Kiran, thank you for this essay, very well presented. I wish planners in our J3/J5 were as thoughtful.

Like you and SecofWar, I have always pondered the issue of the what-if concept of 'defense in the West, offensive in the East.' My alternate history concepts have been played out in war games (such as *To End All Wars*), where Germany does seem to do better by standing of the defensive in the West and limited offensives in the East. As you say, this would have created a small chance for British neutrality and thus maybe preventing the 1918 catastrophe for the four eastern Empires.

Not sure if you've seen 'The Schlieffen Plan: Internatinal Perspectives on German Strategy for World War I' ed. Hans Ehlert, Michael Epkenhans, & Gerhard Gross (2014).
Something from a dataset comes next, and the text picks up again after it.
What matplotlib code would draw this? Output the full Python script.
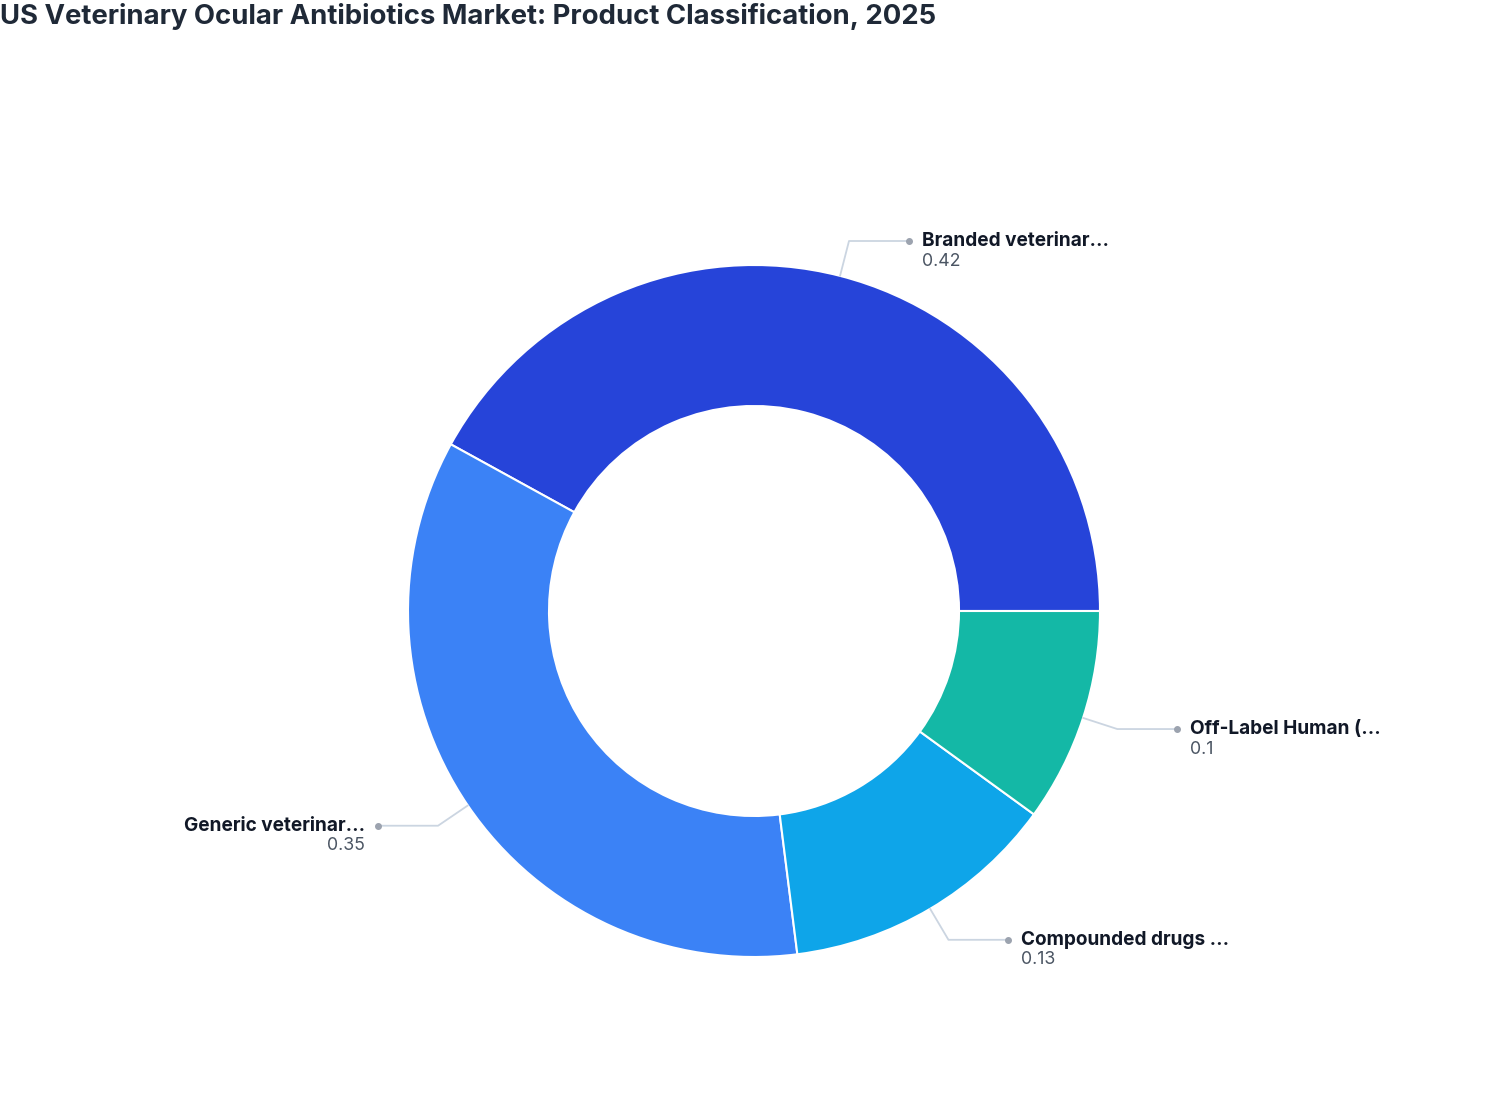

It's partly in response to Terence Zuber's dispute over what the Schlieffen plan meant, and there's good discussions therein, though nothing as useful as your essay, if I may be so frank.

Still, it's fascinating because, as far as I can tell, there are no Ostaufmarsch plans in any of the surviving records, and this even though they weren't formally scrapped until April 1913. The Aufsmarsch order of battle for 1895-96, for example, had 16 Army Corps in the West and only 9 Army Corps in the East, many of which were Reserve divisions or Landwehr Brigades.

As an aside you might want to look at Dieter Storz' chapter on the fighting in the Vosges for what a limited Cannae might look like. Gunther Kronnebitter looks at the lack of planning with AH too.